Direction Général de Ordenacion Academica
de la "Consejeria de educacion" de la Communidad de Madrid
sous la présidence de Xavier Gisbert da Cruz, director
Une question internationale
La Grande-Bretagne vient de modifier par décret sa méthode de lecture.
Le canton de Genève vient de subir un référendum d’initiative populaire contre les responsables de l’enseignement primaire, pour la réhabilitation des notes.
Le ministre de l’Education Nationale française vient de tenter d’interdire les méthodes de lecture dites globales, il vient de remettre la grammaire au programme, il prépare une modification des mathématiques de l’école primaire.

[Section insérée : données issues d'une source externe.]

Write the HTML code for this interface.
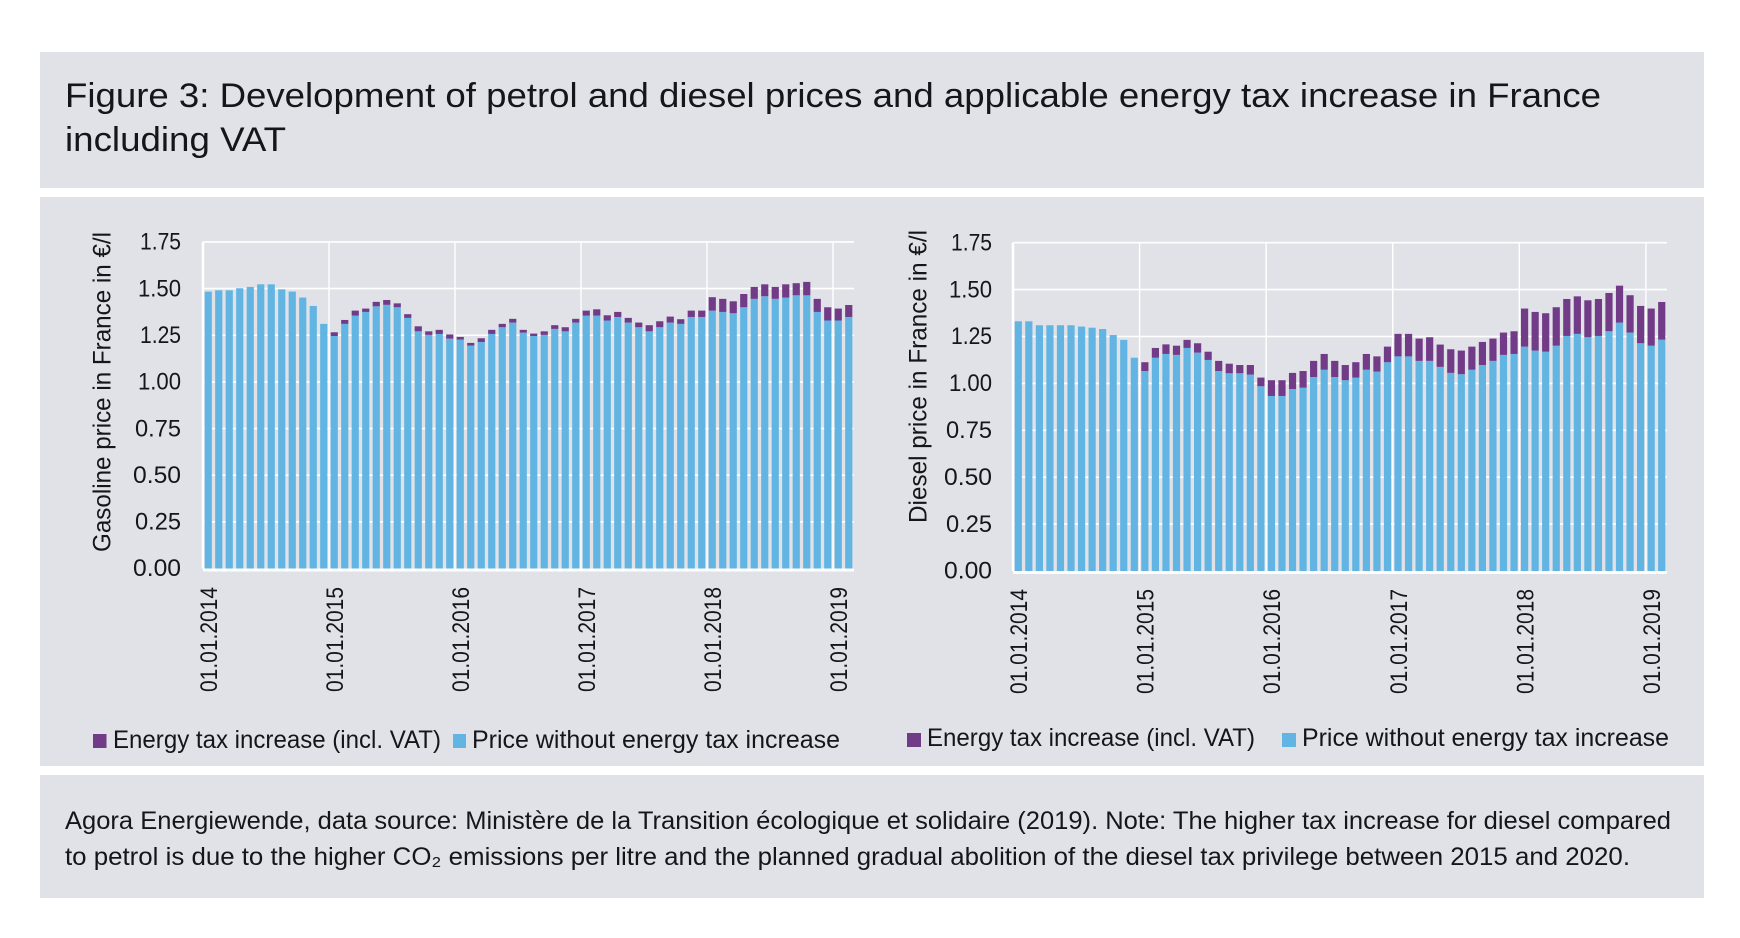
<!DOCTYPE html>
<html lang="en">
<head>
<meta charset="utf-8">
<title>Figure 3: Development of petrol and diesel prices</title>
<style>
html,body{margin:0;padding:0;background:#fff;width:1740px;height:938px;overflow:hidden}
svg{display:block}
text{font-family:"Liberation Sans","DejaVu Sans",sans-serif;fill:#15151a}
</style>
</head>
<body>
<svg id="figure" xmlns="http://www.w3.org/2000/svg" width="1740" height="938" viewBox="0 0 1740 938">
  <rect x="40" y="52" width="1664" height="136" fill="#e1e2e7"/>
  <rect x="40" y="197" width="1664" height="569" fill="#e1e2e7"/>
  <rect x="40" y="775" width="1664" height="123" fill="#e1e2e7"/>

  <text x="65" y="107" font-size="34" textLength="1536" lengthAdjust="spacingAndGlyphs">Figure 3: Development of petrol and diesel prices and applicable energy tax increase in France</text>
  <text x="65" y="151" font-size="34" textLength="221" lengthAdjust="spacingAndGlyphs">including VAT</text>

  <g id="chart-left"></g>
  <g id="chart-right"></g>

  <text transform="translate(110.5,552) rotate(-90)" font-size="25" textLength="320" lengthAdjust="spacingAndGlyphs">Gasoline price in  France in €/l</text>
  <text transform="translate(926.5,523) rotate(-90)" font-size="25" textLength="293" lengthAdjust="spacingAndGlyphs">Diesel price in  France in €/l</text>

  <g>
    <rect x="93" y="734" width="13.5" height="14" fill="#723b87"/>
    <text x="113" y="748" font-size="25" textLength="328" lengthAdjust="spacingAndGlyphs">Energy tax increase (incl. VAT)</text>
    <rect x="453" y="734" width="13" height="14" fill="#62b5e3"/>
    <text x="472" y="748" font-size="25" textLength="368" lengthAdjust="spacingAndGlyphs">Price without energy tax increase</text>
  </g>
  <g>
    <rect x="907" y="733" width="14" height="14" fill="#723b87"/>
    <text x="927" y="746" font-size="25" textLength="328" lengthAdjust="spacingAndGlyphs">Energy tax increase (incl. VAT)</text>
    <rect x="1282" y="733" width="14" height="14" fill="#62b5e3"/>
    <text x="1302" y="746" font-size="25" textLength="367" lengthAdjust="spacingAndGlyphs">Price without energy tax increase</text>
  </g>

  <text x="65" y="829" font-size="25" textLength="1606" lengthAdjust="spacingAndGlyphs">Agora Energiewende, data source: Ministère de la Transition écologique et solidaire (2019). Note: The higher tax increase for diesel compared</text>
  <text x="65" y="865" font-size="25" textLength="1565" lengthAdjust="spacingAndGlyphs">to petrol is due to the higher CO₂ emissions per litre and the planned gradual abolition of the diesel tax privilege between 2015 and 2020.</text>
</svg>

<script>
var yearLabels = ['01.01.2014','01.01.2015','01.01.2016','01.01.2017','01.01.2018','01.01.2019'];
var yTickValues = [0,0.25,0.5,0.75,1,1.25,1.5,1.75];

var gasolineBase = [1.484,1.491,1.491,1.502,1.509,1.523,1.523,1.496,1.484,1.452,1.407,1.311,
1.246,1.311,1.355,1.375,1.405,1.413,1.400,1.343,1.271,1.252,1.257,1.232,
1.227,1.195,1.214,1.257,1.293,1.318,1.264,1.246,1.252,1.284,1.271,1.318,
1.355,1.355,1.329,1.348,1.318,1.293,1.271,1.293,1.318,1.311,1.348,1.348,
1.382,1.375,1.368,1.400,1.445,1.459,1.445,1.452,1.464,1.464,1.375,1.329,1.329,1.348];
var gasolineTax = [0,0,0,0,0,0,0,0,0,0,0,0,
0.020,0.021,0.027,0.018,0.024,0.026,0.021,0.020,0.027,0.019,0.022,0.022,
0.014,0.014,0.020,0.022,0.018,0.020,0.015,0.013,0.019,0.020,0.022,0.020,
0.027,0.034,0.028,0.027,0.025,0.025,0.033,0.032,0.032,0.025,0.034,0.034,
0.072,0.070,0.064,0.071,0.064,0.064,0.064,0.071,0.065,0.072,0.070,0.071,0.064,0.064];

var dieselBase = [1.331,1.331,1.310,1.310,1.310,1.310,1.303,1.297,1.290,1.258,1.232,1.137,
1.066,1.137,1.157,1.152,1.189,1.164,1.125,1.066,1.054,1.054,1.047,0.985,
0.933,0.933,0.970,0.977,1.034,1.073,1.034,1.017,1.031,1.073,1.063,1.113,
1.144,1.144,1.120,1.120,1.088,1.056,1.049,1.073,1.098,1.120,1.152,1.157,
1.196,1.175,1.169,1.201,1.253,1.264,1.246,1.253,1.278,1.324,1.271,1.214,1.201,1.233];
var dieselTax = [0,0,0,0,0,0,0,0,0,0,0,0,
0.047,0.052,0.051,0.049,0.043,0.050,0.044,0.054,0.051,0.044,0.051,0.046,
0.084,0.084,0.086,0.089,0.086,0.084,0.086,0.081,0.082,0.084,0.081,0.083,
0.120,0.120,0.119,0.126,0.119,0.126,0.126,0.123,0.123,0.119,0.119,0.121,
0.203,0.206,0.205,0.205,0.197,0.200,0.197,0.197,0.204,0.197,0.199,0.199,0.198,0.201];

var SVGNS = 'http://www.w3.org/2000/svg';

function makeEl(tag, attrs, parent) {
  var el = document.createElementNS(SVGNS, tag);
  for (var k in attrs) { el.setAttribute(k, attrs[k]); }
  parent.appendChild(el);
  return el;
}

function tickWidth(str) {
  var w = 48;
  if (str.charAt(0) === '1') { w -= 5; }
  if (str.indexOf('7') >= 0) { w -= 2; }
  if (str.indexOf('2') >= 0) { w -= 2; }
  return w;
}

function drawChart(group, prefix, base, tax, box) {
  var band = (box.right - box.left) / base.length;
  function xPos(i) { return box.left + (i + 0.5) * band; }
  function yPos(v) { return box.zeroY - v * box.unit; }
  var topY = yPos(1.75);

  yTickValues.forEach(function (v) {
    var line = makeEl('line', {x1: box.left, x2: box.right, y1: yPos(v), y2: yPos(v), stroke: '#fff', 'stroke-width': v === 0 ? 3 : 1.6}, group);
    
    
    if (v === 0) { line.setAttribute('y1', box.zeroY + 1.5); line.setAttribute('y2', box.zeroY + 1.5); }

    var str = v.toFixed(2);
    var w = tickWidth(str);
    var label = makeEl('text', {x: box.tickX - w, y: yPos(v) + 7.7, 'font-size': 24, textLength: w, lengthAdjust: 'spacingAndGlyphs'}, group);
    label.textContent = str;
    
    
  });

  yearLabels.forEach(function (name, k) {
    var boundary = box.left + k * 12 * band;
    var grid = makeEl('line', {x1: boundary, x2: boundary, y1: topY, y2: box.zeroY, stroke: '#fff', 'stroke-width': k === 0 ? 2.6 : 1.4}, group);
    
    

    var tx = xPos(k * 12) + 8.8;
    var tick = makeEl('text', {transform: 'translate(' + tx + ',' + box.labelBottom + ') rotate(-90)', 'font-size': 24, textLength: 105, lengthAdjust: 'spacingAndGlyphs'}, group);
    tick.textContent = name;
    
    
  });

  base.forEach(function (value, i) {
    var barW = 7.2;
    var x = xPos(i) - barW / 2;
    var blue = makeEl('rect', {x: x, y: yPos(value), width: barW, height: value * box.unit, fill: '#62b5e3'}, group);
    
    
    if (tax[i] > 0) {
      var purple = makeEl('rect', {x: x, y: yPos(value + tax[i]), width: barW, height: tax[i] * box.unit, fill: '#723b87'}, group);
      
      
    }
  });
}

drawChart(document.getElementById('chart-left'), 'gasoline', gasolineBase, gasolineTax,
  {left: 203, right: 854, zeroY: 568.5, unit: 186.6, tickX: 181, labelBottom: 692});
drawChart(document.getElementById('chart-right'), 'diesel', dieselBase, dieselTax,
  {left: 1013, right: 1667, zeroY: 571, unit: 187.6, tickX: 992, labelBottom: 694});
</script>
</body>
</html>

Plusieurs états des États-Unis d’Amérique viennent d’interdire les « whole -words reading methods » et de décréter obligatoires les « explicit methods » et le « direct teaching » en ne subventionnant plus les écoles qui ne les pratiquent pas. (…)
Les ingénieurs
Les ingénieurs et les informaticiens américains sont souvent pakistanais, ou indiens. Les physiciens sont souvent russes. Il reste quelques mathématiciens français, mais après la dernière médaille Fields (Wendelin Werner, à Madrid, cet été), l’inquiétude apparaît dans les revues de mathématiques : « Rien ne nous garantit que perdure cette situation avantageuse » -A. Warusfel – Revue de la filière mathématique -Sept.06
Ceci provoquera des problèmes économiques.
Les cuisiniers
Le jeunes cuisiniers s’avèrent incapables de transformer une recette pour 5 en une recette pour 8, les apprentis garagistes ne savent pas combien d’huile rajouter à l’essence pour obtenir un mélange à 7, les jeunes électriciens hésitent devant une résistance. Il y a désormais en France, un nombre croissant de jeunes gens qui ne lisent ni ne calculent jamais. Non seulement ça, mais certains d’entre eux se sont réfugies dans de pauvres langues nouvelles, argots de cités compris seulement des trois grandes tours voisines, argot trop maigre pour trouver un emploi, argot inutilisable au centre de la ville argot insuffisant pour qui ne possède pas la langue commune. Motif de repli sur la bande des copains du quartier, motif de bagarre avec les voisins des autres quartiers, motif de mises à feu d’automobiles et d’autobus.
Ceci provoque déjà de graves problèmes sociaux.
Je ne me permettrai pas d’évoquer la formation des élites intellectuelles ou des jeunes apprentis espagnols, sans doute parce que je la connais moins que celles de la France ou des pays anglo-saxons qui défrayent régulièrement la chronique internationale. Mais j’entends profiter de mon passage parmi vous pour me renseigner.
Le film « Etre et avoir »
Il s’agit d’un pur documentaire de long métrage qui a eu un succès commercial énorme et très inattendu.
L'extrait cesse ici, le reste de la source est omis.